Abstract. Four automated "smart stakes" equipped with ultrasonic sensors, Arduino microcontrollers, and Iridium satellite telemetry were deployed to monitor glacier surface elevation changes at Place Glacier, British Columbia, Canada during the 2024 ablation season. The smart stakes recorded air temperature, relative humidity, and distance to glacier surface every 15 minutes from May 14 to September 21, 2024, providing high-temporal resolution melt data across an elevation gradient. Integration with airborne lidar surveys and satellite snow cover observations enabled validation and spatial extrapolation of point measurements.
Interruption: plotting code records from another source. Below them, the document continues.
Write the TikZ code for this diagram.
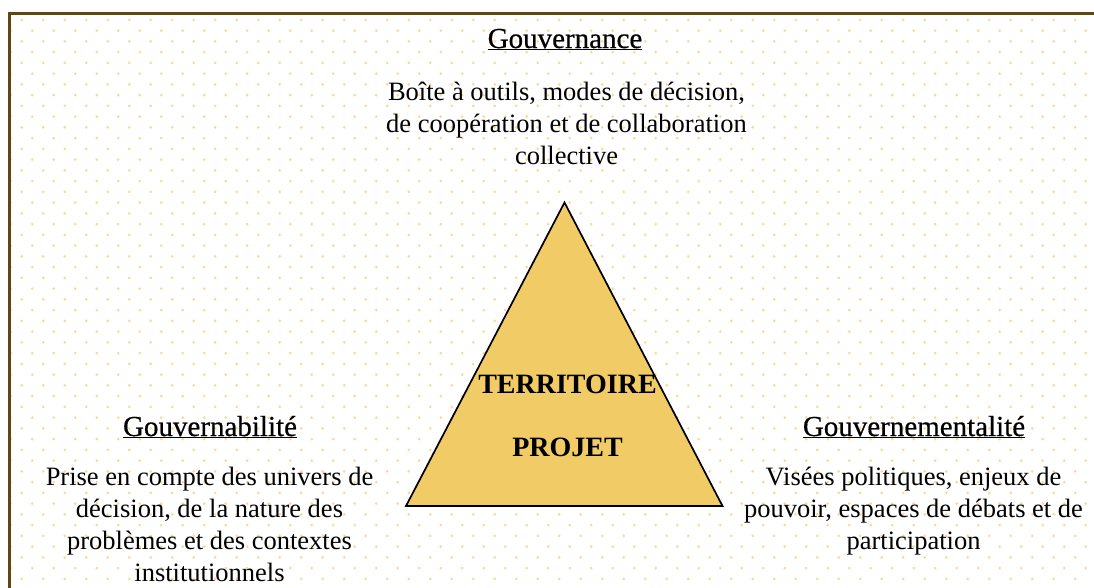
\documentclass[tikz,border=0pt]{standalone}
\usepackage{fontspec}
\setmainfont{Liberation Serif}
\definecolor{cadre}{HTML}{5F4710}
\definecolor{pointille}{HTML}{F7DC90}
\definecolor{jaune}{HTML}{F1CB65}
\begin{document}
\begin{tikzpicture}[x=1pt,y=-1pt,
    titre/.style={anchor=base, inner sep=0pt, font=\fontsize{29}{32}\selectfont\addfontfeature{FakeBold=0.5}},
    texte/.style={anchor=base, inner sep=0pt, align=center, font=\fontsize{26.5}{32}\selectfont},
    centre/.style={anchor=base, inner sep=0pt, font=\fontsize{28}{32}\selectfont\bfseries}]
    \useasboundingbox (0,0) rectangle (1094,587);
    \clip (0,0) rectangle (1094,587);
% fond a pois
    \fill[pointille] \foreach \r in {0,...,26} { \foreach \c in {0,...,50} {
        (21.7+21.5*\c, 19.8+21.5*\r) circle [radius=1.5pt]
        (10.7+21.5*\c, 30.55+21.5*\r) circle [radius=1.5pt] } };
    \draw[cadre, line width=3pt] (9,600) -- (9,13) -- (1100,13);
    \coordinate (apex) at (564.5,202.5);
    \coordinate (baseL) at (406,506);
    \coordinate (baseR) at (722.5,506);
    \filldraw[fill=jaune, draw=black, line width=1.7pt, line join=miter] (apex) -- (baseL) -- (baseR) -- cycle;
    \node[centre] (territoire) at (567.5,393) {TERRITOIRE};
    \node[centre] (projet) at (567.5,456) {PROJET};
    \node[titre] (gouvernance) at (565,48) {\underline{Gouvernance}};
% la base d'un bloc est la ligne du bas
    \node[texte] (outils) at (566.5,164) {Boîte à outils, modes de décision,\\de coopération et de collaboration\\collective};
    \node[titre] (gouvernabilite) at (210,436) {\underline{Gouvernabilité}};
    \node[texte] (univers) at (209.5,581) {Prise en compte des univers de\\décision, de la nature des\\problèmes et des contextes\\institutionnels};
    \node[titre] (gouvernementalite) at (914,436) {\underline{Gouvernementalité}};
    \node[texte] (visees) at (913.5,549) {Visées politiques, enjeux de\\pouvoir, espaces de débats et de\\participation};
\end{tikzpicture}
\end{document}
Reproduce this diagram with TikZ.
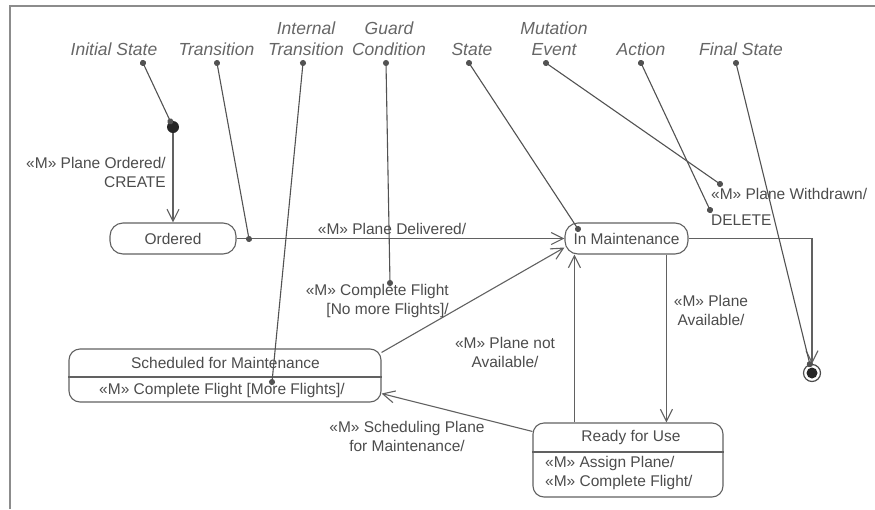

Temperature-index modeling using smart stake data yielded ice melt factors of -4.26 to -5.63 mm w.e. °C⁻¹ d⁻¹ and snow melt factors of -3.74 to -4.42 mm w.e. °C⁻¹ d⁻¹, consistent with previous studies. The spatial melt model estimated a total seasonal melt volume of 11.61 × 10⁶ m³ water equivalent, representing a summer mass balance of -4.14 m w.e. for the glacier. Validation against manual ablation stakes showed reasonable agreement (R² = 0.58, RMSE = 0.45 m w.e.). Event-scale analysis revealed that three discrete heat events (July 5–22, August 1–12, and August 29–September 9) accounted for over half of the total seasonal melt despite comprising only one-third of the ablation season. Maximum daily melt rates reached -87 mm w.e. d⁻¹ during these extreme events, with higher elevation sites experiencing disproportionately greater melt rates. Non-linear temperature lapse rates were observed across the glacier, highlighting the importance of distributed temperature measurements for accurate melt modeling. The low-cost smart stake system demonstrates significant potential for automated glacier monitoring, providing near real-time data transmission and enabling event-scale melt attribution studies. This multi-scale monitoring approach combining in-situ sensors, airborne lidar, and satellite observations offers a comprehensive framework for understanding glacier melt dynamics in a changing climate, though challenges remain regarding sensor stability, power management, and accounting for glacier dynamics in melt estimates.